* [Problem requirements]: Restate each of the lines below word for word and drop every picture.

■ ■ ■

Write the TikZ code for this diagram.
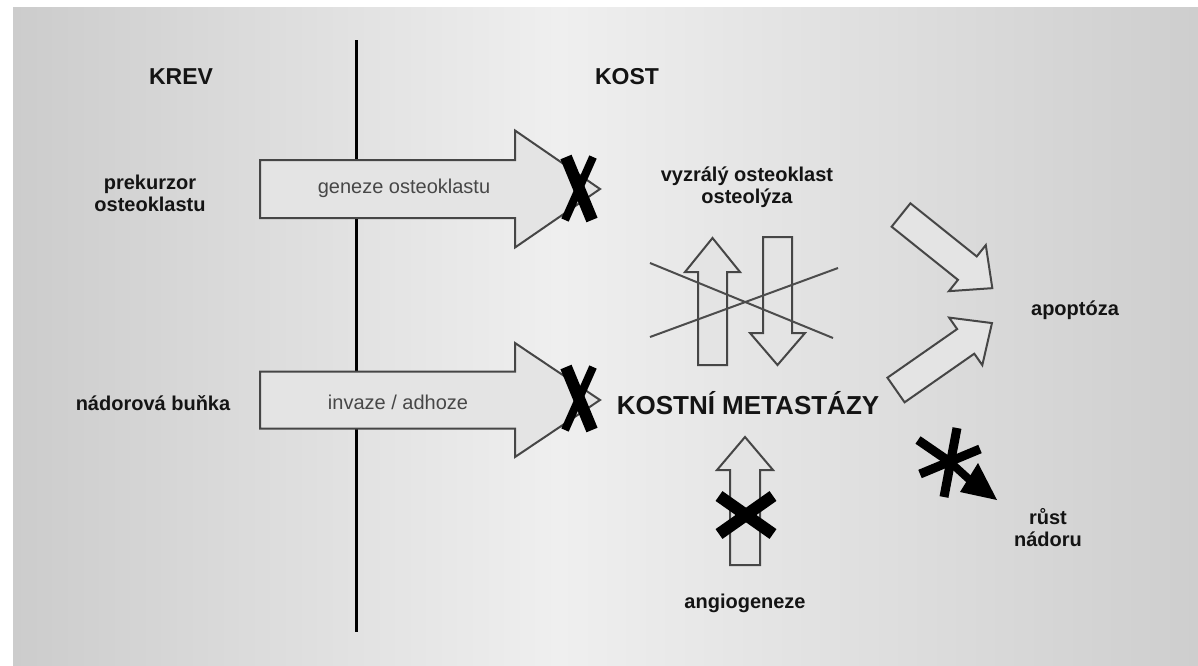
\documentclass[tikz,border=0pt]{standalone}
\usepackage{fontspec}
\setmainfont{Liberation Sans}
\definecolor{bgL}{RGB}{204,204,204}
\definecolor{bgM}{RGB}{239,239,239}
\definecolor{bgR}{RGB}{206,206,206}
\definecolor{ink}{RGB}{20,20,20}
\definecolor{arrowline}{RGB}{70,70,70}
\definecolor{arrowfill}{RGB}{228,228,228}
\pgfdeclarehorizontalshading{panel}{100bp}{color(0bp)=(bgL); color(25bp)=(bgL); color(48bp)=(bgM); color(75bp)=(bgR); color(100bp)=(bgR)}

% block arrow: tail point, direction angle, length, body half-width, head half-width, head length
\newcommand\blockarrow[6]{%
  \draw[arrowbox,shift={(#1)},rotate=#2]
    (0,-#4) -- ({#3-#6},-#4) -- ({#3-#6},-#5) -- (#3,0) -- ({#3-#6},#5)
    -- ({#3-#6},#4) -- (0,#4) -- cycle;}

\begin{document}
\begin{tikzpicture}[x=1pt,y=-1pt,
  arrowbox/.style={draw=arrowline,fill=arrowfill,line width=2pt,line join=miter},
  label/.style={font=\fontsize{20}{22}\selectfont\bfseries,text=ink,align=center,inner sep=0pt},
  heading/.style={font=\fontsize{23}{25}\selectfont\bfseries,text=ink,inner sep=0pt},
  inarrow/.style={font=\fontsize{20}{22}\selectfont,text=black!72,inner sep=0pt},
  xmark/.style={draw=black,line cap=butt},
  crossline/.style={draw=black!70,line width=2pt}]

\useasboundingbox (0,0) rectangle (1198,665);
\fill[white] (0,0) rectangle (1198,665);
\shade[shading=panel] (13,7) rectangle (1198,665);

% boundary between blood and bone
\coordinate (divtop) at (356,40);
\coordinate (divbot) at (356,632);
\draw[line width=3pt,black] (divtop) -- (divbot);

\node[heading] (krev) at (181,77) {KREV};
\node[heading] (kost) at (627,77) {KOST};

% left side labels
\node[label] (prek) at (150,193) {prekurzor\\osteoklastu};
\node[label] (nador) at (153,403) {nádorová buňka};

% wide horizontal arrows
\blockarrow{260,189}{0}{340}{29}{58.5}{85}
\node[inarrow] (geneze) at (404,188) {geneze osteoklastu};
\blockarrow{260,400}{0}{340}{28.5}{57}{85}
\node[inarrow] (invaze) at (398,402) {invaze / adhoze};

% blocking marks on the arrow tips
\draw[xmark,line width=12pt] (566,157) -- (592,220);
\draw[xmark,line width=8pt] (593,157) -- (565,220);
\draw[xmark,line width=12pt] (566,367) -- (592,430);
\draw[xmark,line width=8pt] (593,367) -- (565,430);

% osteoclast / osteolysis
\node[label] (vyzr) at (747,187) {vyzrálý osteoklast\\osteolýza};
\blockarrow{712.5,365}{90}{127}{14.5}{27.5}{34}
\blockarrow{777.5,237}{-90}{128}{14.5}{27.5}{32}
\draw[crossline] (650,263) -- (833,338);
\draw[crossline] (650,337) -- (838,268);

\node[font=\fontsize{26}{28}\selectfont\bfseries,text=ink,inner sep=0pt] (meta) at (748,403) {KOSTNÍ METASTÁZY};

% apoptosis
\blockarrow{901,215}{-38.7}{117}{15}{29.5}{32}
\blockarrow{896,390}{34.9}{117}{15}{29}{32}
\node[label] (apo) at (1075,310) {apoptóza};

% angiogenesis
\blockarrow{745,565}{90}{128}{15}{28}{33}
\draw[xmark,line width=12pt] (719,496) -- (773,534);
\draw[xmark,line width=12pt] (773,496) -- (719,534);
\node[label] (angio) at (745,603) {angiogeneze};

% tumour growth
\coordinate (star) at (950,462);
\draw[black,line width=9pt] (957,428) -- (944,497);
\draw[black,line width=9pt] (918,440) -- (star);
\draw[black,line width=9pt] (920,474) -- (980,449);
\draw[black,line width=8pt] (star) -- (972,482);
\fill[black] (997,500) -- (960,492) -- (978,463) -- cycle;
\node[label] (rust) at (1048,528) {růst\\nádoru};
\end{tikzpicture}
\end{document}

■ ■ ■

* [Solved problem]:
Write the TikZ code for this diagram.
\documentclass[tikz,border=0pt]{standalone}
\usepackage{fontspec}
\setmainfont{Liberation Sans}
\definecolor{bgL}{RGB}{204,204,204}
\definecolor{bgM}{RGB}{239,239,239}
\definecolor{bgR}{RGB}{206,206,206}
\definecolor{ink}{RGB}{20,20,20}
\definecolor{arrowline}{RGB}{70,70,70}
\definecolor{arrowfill}{RGB}{228,228,228}
\pgfdeclarehorizontalshading{panel}{100bp}{color(0bp)=(bgL); color(25bp)=(bgL); color(48bp)=(bgM); color(75bp)=(bgR); color(100bp)=(bgR)}

% block arrow: tail point, direction angle, length, body half-width, head half-width, head length
\newcommand\blockarrow[6]{%
  \draw[arrowbox,shift={(#1)},rotate=#2]
    (0,-#4) -- ({#3-#6},-#4) -- ({#3-#6},-#5) -- (#3,0) -- ({#3-#6},#5)
    -- ({#3-#6},#4) -- (0,#4) -- cycle;}

\begin{document}
\begin{tikzpicture}[x=1pt,y=-1pt,
  arrowbox/.style={draw=arrowline,fill=arrowfill,line width=2pt,line join=miter},
  label/.style={font=\fontsize{20}{22}\selectfont\bfseries,text=ink,align=center,inner sep=0pt},
  heading/.style={font=\fontsize{23}{25}\selectfont\bfseries,text=ink,inner sep=0pt},
  inarrow/.style={font=\fontsize{20}{22}\selectfont,text=black!72,inner sep=0pt},
  xmark/.style={draw=black,line cap=butt},
  crossline/.style={draw=black!70,line width=2pt}]

\useasboundingbox (0,0) rectangle (1198,665);
\fill[white] (0,0) rectangle (1198,665);
\shade[shading=panel] (13,7) rectangle (1198,665);

% boundary between blood and bone
\coordinate (divtop) at (356,40);
\coordinate (divbot) at (356,632);
\draw[line width=3pt,black] (divtop) -- (divbot);

\node[heading] (krev) at (181,77) {KREV};
\node[heading] (kost) at (627,77) {KOST};

% left side labels
\node[label] (prek) at (150,193) {prekurzor\\osteoklastu};
\node[label] (nador) at (153,403) {nádorová buňka};

% wide horizontal arrows
\blockarrow{260,189}{0}{340}{29}{58.5}{85}
\node[inarrow] (geneze) at (404,188) {geneze osteoklastu};
\blockarrow{260,400}{0}{340}{28.5}{57}{85}
\node[inarrow] (invaze) at (398,402) {invaze / adhoze};

% blocking marks on the arrow tips
\draw[xmark,line width=12pt] (566,157) -- (592,220);
\draw[xmark,line width=8pt] (593,157) -- (565,220);
\draw[xmark,line width=12pt] (566,367) -- (592,430);
\draw[xmark,line width=8pt] (593,367) -- (565,430);

% osteoclast / osteolysis
\node[label] (vyzr) at (747,187) {vyzrálý osteoklast\\osteolýza};
\blockarrow{712.5,365}{90}{127}{14.5}{27.5}{34}
\blockarrow{777.5,237}{-90}{128}{14.5}{27.5}{32}
\draw[crossline] (650,263) -- (833,338);
\draw[crossline] (650,337) -- (838,268);

\node[font=\fontsize{26}{28}\selectfont\bfseries,text=ink,inner sep=0pt] (meta) at (748,403) {KOSTNÍ METASTÁZY};

% apoptosis
\blockarrow{901,215}{-38.7}{117}{15}{29.5}{32}
\blockarrow{896,390}{34.9}{117}{15}{29}{32}
\node[label] (apo) at (1075,310) {apoptóza};

% angiogenesis
\blockarrow{745,565}{90}{128}{15}{28}{33}
\draw[xmark,line width=12pt] (719,496) -- (773,534);
\draw[xmark,line width=12pt] (773,496) -- (719,534);
\node[label] (angio) at (745,603) {angiogeneze};

% tumour growth
\coordinate (star) at (950,462);
\draw[black,line width=9pt] (957,428) -- (944,497);
\draw[black,line width=9pt] (918,440) -- (star);
\draw[black,line width=9pt] (920,474) -- (980,449);
\draw[black,line width=8pt] (star) -- (972,482);
\fill[black] (997,500) -- (960,492) -- (978,463) -- cycle;
\node[label] (rust) at (1048,528) {růst\\nádoru};
\end{tikzpicture}
\end{document}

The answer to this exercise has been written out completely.